Concernant les modalités d'installation des nouveaux notaires, un décret du 20 mai 2016 est venu préciser qu'elles passeraient par un tirage au sort physique, en présence d'un représentant du Conseil supérieur du notariat (CSN). Les demandes devront être adressées par internet deux mois après la publication de la carte, dans un délai maximum de dix-huit mois. Les candidats ne pourront adresser qu'une demande par zone. Un arrêté du ministère de la Justice doit encore préciser les critères d'acceptabilité.
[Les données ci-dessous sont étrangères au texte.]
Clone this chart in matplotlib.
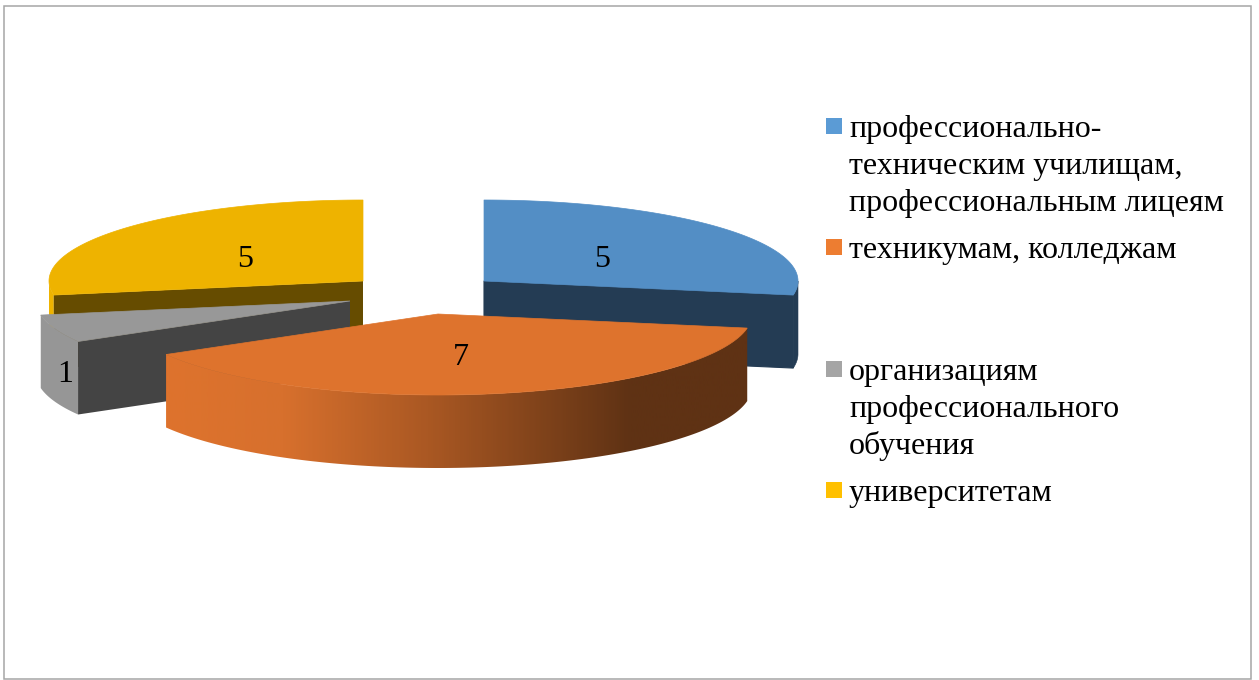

Selon Emmanuel Macron, il devrait être pris d'ici le 1er septembre 2016.
Le ministre a également défendu devant les parlementaires les nouveaux tarifs (limités à 10% pour les petits actes, avec un plancher de 90 euros) qui auront pour effet selon lui de "déclencher des actes" pour de petites transactions (ventes de caves, de parcelles…) pour lesquelles les anciens tarifs s'avéraient dissuasifs. "Je regrette que la profession n'ait pas souhaité travailler de façon plus transparente", a-t-il encore tancé, ajoutant que si cette réforme s'avérait néfaste pour les offices ruraux, comme le craint le CSN, "on y reviendrait de manière très pragmatique". "Quand des professions bloquent on se fait parfois avoir", a-t-il enfin lancé.
Voilà des déclarations qui auront le don d'énerver le CSN qui espère une meilleure écoute de la part de son ministre de tutelle, Jean-Jacques Urvoas. "Il faudrait repartir à zéro et travailler dans une véritable concertation", s'insurge-t-on au CSN où l'on estime que la délimitation des zones d'installation libre est "très approximative", certains notaires se retrouvant en zones "libre" et pourtant bel et bien en milieu rural. "L'Autorité de la concurrence estime qu'en augmentant le nombre d'offices on augmentera mécaniquement le nombre d'actes, mais le droit n'est pas une marchandise comme les autres, il n'y aura pas plus d'actes de décès, pas plus de contrats de mariage", fait-on  aussi remarquer. Pour le CSN, cette charge constituée par la loi Macron n'est que le prélude à une lutte plus profonde entre droit latin et droit anglo-saxon. Le conseil craint ainsi l'arrivée des cabinets anglo-saxons par le biais des achats de parts, rendus possibles par la loi Macron, sachant que les notaires se sont souvent lourdement endettés pour pouvoir s'installer. L'arrivée de cabinets auprès d'offices publics "soumis à un contrôle déontologique très sévère" n'est en effet pas sans poser de problème.